The extraordinary OMA performing arts center is ready for the show

After 10 years of construction and 13 years since it was first commissioned, OMA’s remarkably ambitious Taipei Performing Arts Center is finally complete in Taiwan. The eye-catching building takes the form of a large cube, with three domed theaters emerging from it.

The Taipei Performing Arts Center was made in collaboration with engineering giant Arup and is located at the Shilin Night Market in Taipei. According to FinancialTimesits budget was TWD 6.7 billion (about $220 million).

Much of the building’s available floor space of 59,000 square meters (approximately 635,000 square feet) is taken up by the large central cube, which is raised above the ground on supports to create a public plaza below. The cube houses backstage, foyers and support facilities, as well as access to the three projecting theaters.

Of these, the 800-seat spherical Globe Playhouse is clearly the most striking and projects outwards 26 m (85 ft). The Grand Théâtre, on the other hand, accommodates 1,500 seats, while opposite and on the same level is the multifaceted 800-seat theater, Blue Box, which is used for experimental presentations. Additionally, the Blue Box and Grand Theater can also be combined to become a 2,300-seat “Super Theater” if required.

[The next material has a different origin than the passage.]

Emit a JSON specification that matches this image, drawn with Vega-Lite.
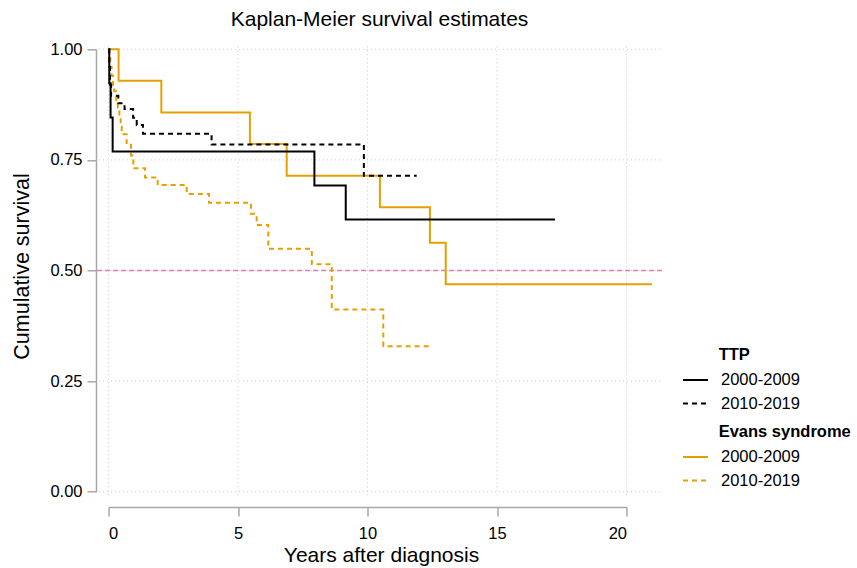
{
  "$schema": "https://vega.github.io/schema/vega-lite/v6.json",
  "width": 518,
  "height": 442.4,
  "autosize": {"type": "none"},
  "padding": {"left": 108.5, "top": 49.3, "right": 230.5, "bottom": 76.3},
  "background": "white",
  "config": {
    "font": "Liberation Sans",
    "view": {"stroke": null},
    "axis": {
      "domainColor": "#a8a8a8",
      "domainWidth": 1.5,
      "tickColor": "#a8a8a8",
      "tickWidth": 1.5,
      "tickSize": 9,
      "labelFontSize": 16.5,
      "labelColor": "#000000",
      "titleFontSize": 21,
      "titleFontWeight": "normal",
      "titleColor": "#000000",
      "grid": false
    },
    "legend": {
      "orient": "none",
      "labelFontSize": 16.5,
      "labelColor": "#000000",
      "titleFontSize": 16.5,
      "titleFontWeight": "bold",
      "titleColor": "#000000",
      "symbolType": "stroke",
      "symbolSize": 625,
      "symbolStrokeWidth": 2,
      "rowPadding": 1.5,
      "titlePadding": 3,
      "labelOffset": 12,
      "padding": 0
    }
  },
  "title": {
    "text": "Kaplan-Meier survival estimates",
    "fontSize": 21,
    "fontWeight": "normal",
    "color": "#000000",
    "baseline": "alphabetic",
    "offset": 23.3,
    "dy": 29,
    "dx": 12,
    "anchor": "middle"
  },
  "datasets": {
    "hgrid": [
      {"x0": -0.37, "x1": 21.3, "y": 0},
      {"x0": -0.37, "x1": 21.3, "y": 0.25},
      {"x0": -0.37, "x1": 21.3, "y": 0.5},
      {"x0": -0.37, "x1": 21.3, "y": 0.75},
      {"x0": -0.37, "x1": 21.3, "y": 1}
    ],
    "vgrid": [
      {"x": 0, "y0": -0.008, "y1": 1.009},
      {"x": 5, "y0": -0.008, "y1": 1.009},
      {"x": 10, "y0": -0.008, "y1": 1.009},
      {"x": 15, "y0": -0.008, "y1": 1.009},
      {"x": 20, "y0": -0.008, "y1": 1.009}
    ],
    "ref": [
      {"x0": -0.44, "x1": 21.37, "y": 0.5}
    ],
    "km": [
      {"group": "TTP", "period": "2000-2009", "t": 0, "s": 1},
      {"group": "TTP", "period": "2000-2009", "t": 0.03, "s": 0.923},
      {"group": "TTP", "period": "2000-2009", "t": 0.08, "s": 0.846},
      {"group": "TTP", "period": "2000-2009", "t": 0.16, "s": 0.769},
      {"group": "TTP", "period": "2000-2009", "t": 7.95, "s": 0.692},
      {"group": "TTP", "period": "2000-2009", "t": 9.16, "s": 0.615},
      {"group": "TTP", "period": "2000-2009", "t": 17.24, "s": 0.615},

      {"group": "TTP", "period": "2010-2019", "t": 0, "s": 1},
      {"group": "TTP", "period": "2010-2019", "t": 0.03, "s": 0.96},
      {"group": "TTP", "period": "2010-2019", "t": 0.06, "s": 0.92},
      {"group": "TTP", "period": "2010-2019", "t": 0.1, "s": 0.895},
      {"group": "TTP", "period": "2010-2019", "t": 0.38, "s": 0.878},
      {"group": "TTP", "period": "2010-2019", "t": 0.62, "s": 0.865},
      {"group": "TTP", "period": "2010-2019", "t": 0.95, "s": 0.845},
      {"group": "TTP", "period": "2010-2019", "t": 1.09, "s": 0.829},
      {"group": "TTP", "period": "2010-2019", "t": 1.33, "s": 0.809},
      {"group": "TTP", "period": "2010-2019", "t": 3.98, "s": 0.785},
      {"group": "TTP", "period": "2010-2019", "t": 9.86, "s": 0.714},
      {"group": "TTP", "period": "2010-2019", "t": 11.9, "s": 0.714},

      {"group": "Evans syndrome", "period": "2000-2009", "t": 0, "s": 1},
      {"group": "Evans syndrome", "period": "2000-2009", "t": 0.39, "s": 0.929},
      {"group": "Evans syndrome", "period": "2000-2009", "t": 2.04, "s": 0.857},
      {"group": "Evans syndrome", "period": "2000-2009", "t": 5.46, "s": 0.786},
      {"group": "Evans syndrome", "period": "2000-2009", "t": 6.88, "s": 0.714},
      {"group": "Evans syndrome", "period": "2000-2009", "t": 10.48, "s": 0.643},
      {"group": "Evans syndrome", "period": "2000-2009", "t": 12.41, "s": 0.5625},
      {"group": "Evans syndrome", "period": "2000-2009", "t": 13.02, "s": 0.469},
      {"group": "Evans syndrome", "period": "2000-2009", "t": 20.98, "s": 0.469},

      {"group": "Evans syndrome", "period": "2010-2019", "t": 0, "s": 1},
      {"group": "Evans syndrome", "period": "2010-2019", "t": 0.02, "s": 0.98},
      {"group": "Evans syndrome", "period": "2010-2019", "t": 0.07, "s": 0.96},
      {"group": "Evans syndrome", "period": "2010-2019", "t": 0.12, "s": 0.94},
      {"group": "Evans syndrome", "period": "2010-2019", "t": 0.17, "s": 0.92},
      {"group": "Evans syndrome", "period": "2010-2019", "t": 0.22, "s": 0.905},
      {"group": "Evans syndrome", "period": "2010-2019", "t": 0.3, "s": 0.885},
      {"group": "Evans syndrome", "period": "2010-2019", "t": 0.36, "s": 0.868},
      {"group": "Evans syndrome", "period": "2010-2019", "t": 0.42, "s": 0.845},
      {"group": "Evans syndrome", "period": "2010-2019", "t": 0.47, "s": 0.825},
      {"group": "Evans syndrome", "period": "2010-2019", "t": 0.51, "s": 0.808},
      {"group": "Evans syndrome", "period": "2010-2019", "t": 0.7, "s": 0.788},
      {"group": "Evans syndrome", "period": "2010-2019", "t": 0.87, "s": 0.76},
      {"group": "Evans syndrome", "period": "2010-2019", "t": 0.96, "s": 0.731},
      {"group": "Evans syndrome", "period": "2010-2019", "t": 1.41, "s": 0.71},
      {"group": "Evans syndrome", "period": "2010-2019", "t": 1.9, "s": 0.693},
      {"group": "Evans syndrome", "period": "2010-2019", "t": 3.02, "s": 0.673},
      {"group": "Evans syndrome", "period": "2010-2019", "t": 3.88, "s": 0.653},
      {"group": "Evans syndrome", "period": "2010-2019", "t": 5.5, "s": 0.628},
      {"group": "Evans syndrome", "period": "2010-2019", "t": 5.72, "s": 0.603},
      {"group": "Evans syndrome", "period": "2010-2019", "t": 6.17, "s": 0.549},
      {"group": "Evans syndrome", "period": "2010-2019", "t": 7.85, "s": 0.514},
      {"group": "Evans syndrome", "period": "2010-2019", "t": 8.62, "s": 0.412},
      {"group": "Evans syndrome", "period": "2010-2019", "t": 10.61, "s": 0.329},
      {"group": "Evans syndrome", "period": "2010-2019", "t": 12.41, "s": 0.329}
    ]
  },
  "layer": [
    {
      "data": {"name": "hgrid"},
      "mark": {"type": "rule", "color": "#cccccc", "strokeWidth": 1, "strokeDash": [1, 3]},
      "encoding": {
        "x": {
          "field": "x0", "type": "quantitative", "title": "Years after diagnosis",
          "scale": {"domain": [0, 20], "nice": false, "zero": false},
          "axis": {
            "values": [0, 5, 10, 15, 20],
            "offset": 15.2,
            "labelPadding": 23,
            "labelBaseline": "alphabetic",
            "titleX": 272.5,
            "titleY": 55,
            "titleBaseline": "alphabetic",
            "titleAnchor": null
          }
        },
        "x2": {"field": "x1"},
        "y": {
          "field": "y", "type": "quantitative", "title": "Cumulative survival",
          "scale": {"domain": [0, 1], "nice": false, "zero": false},
          "axis": {
            "values": [0, 0.25, 0.5, 0.75, 1],
            "format": ".2f",
            "offset": 12.5,
            "labelPadding": 5,
            "titleX": -68,
            "titleY": 216.7,
            "titleAngle": -90,
            "titleFontSize": 21.5,
            "titleBaseline": "alphabetic",
            "titleAlign": "center"
          }
        }
      }
    },
    {
      "data": {"name": "vgrid"},
      "mark": {"type": "rule", "color": "#cccccc", "strokeWidth": 1, "strokeDash": [1, 3]},
      "encoding": {
        "x": {"field": "x", "type": "quantitative", "title": "Years after diagnosis"},
        "y": {"field": "y0", "type": "quantitative", "title": "Cumulative survival"},
        "y2": {"field": "y1"}
      }
    },
    {
      "data": {"name": "ref"},
      "mark": {"type": "rule", "color": "#e07bb0", "strokeWidth": 1.5, "strokeDash": [5, 3]},
      "encoding": {
        "x": {"field": "x0", "type": "quantitative", "title": "Years after diagnosis"},
        "x2": {"field": "x1"},
        "y": {"field": "y", "type": "quantitative", "title": "Cumulative survival"}
      }
    },
    {
      "data": {"name": "km"},
      "transform": [{"filter": "datum.group === 'Evans syndrome'"}],
      "mark": {"type": "line", "interpolate": "step-after", "color": "#E69F00", "strokeWidth": 2},
      "encoding": {
        "x": {"field": "t", "type": "quantitative", "title": "Years after diagnosis"},
        "y": {"field": "s", "type": "quantitative", "title": "Cumulative survival"},
        "strokeDash": {
          "field": "period", "type": "nominal",
          "scale": {"domain": ["2000-2009", "2010-2019"], "range": [[1, 0], [5, 4]]},
          "legend": {
            "title": "\u200b\u00a0\u00a0\u00a0\u00a0\u00a0\u00a0\u00a0\u00a0Evans syndrome",
            "legendX": 573.5,
            "legendY": 374.7,
            "symbolStrokeColor": "#E69F00"
          }
        }
      }
    },
    {
      "data": {"name": "km"},
      "transform": [{"filter": "datum.group === 'TTP'"}],
      "mark": {"type": "line", "interpolate": "step-after", "color": "#000000", "strokeWidth": 2},
      "encoding": {
        "x": {"field": "t", "type": "quantitative", "title": "Years after diagnosis"},
        "y": {"field": "s", "type": "quantitative", "title": "Cumulative survival"},
        "strokeDash": {
          "field": "period", "type": "nominal",
          "scale": {"domain": ["2000-2009", "2010-2019"], "range": [[1, 0], [5, 4]]},
          "legend": {
            "title": "\u200b\u00a0\u00a0\u00a0\u00a0\u00a0\u00a0\u00a0\u00a0TTP",
            "legendX": 573.5,
            "legendY": 297.7,
            "symbolStrokeColor": "#000000"
          }
        }
      }
    }
  ],
  "resolve": {"scale": {"strokeDash": "independent"}, "legend": {"strokeDash": "independent"}}
}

The Taipei Performing Arts Center is anchored by a central cube, which is raised above the ground to create a public plaza

Chris Stowers Photography

“Different from typical performance halls which have a front side and a back side, the Taipei Performing Arts Center has multiple faces defined by theaters that protrude from the ground,” explained the OMA. “With opaque facades, these theaters appear as mysterious elements against the bustling, illuminated central cube covered in corrugated glass. A landscaped plaza below the compact theater is an additional stage for audiences to gather, in this dense and vibrant part of Taipei.”

Elsewhere, the general public can tour the interior even without a ticket, via a public loop that runs through the building. This pathway offers glimpses of production areas, technical spaces, and even performance spaces through porthole-style windows.

During the design phase, OMA had to take local seismic conditions into account. The building is therefore insulated base, which reduces the shaking experienced during an earthquake. Additionally, the design has some degree of thought for sustainability. It is partially topped by green roofs and has also been designed to maximize passive ventilation, reducing cooling costs, while part of its facade is shaded to reduce solar heat gain.

Test performances took place between March and May and now that it is finally complete, the theater will officially open to the public in August.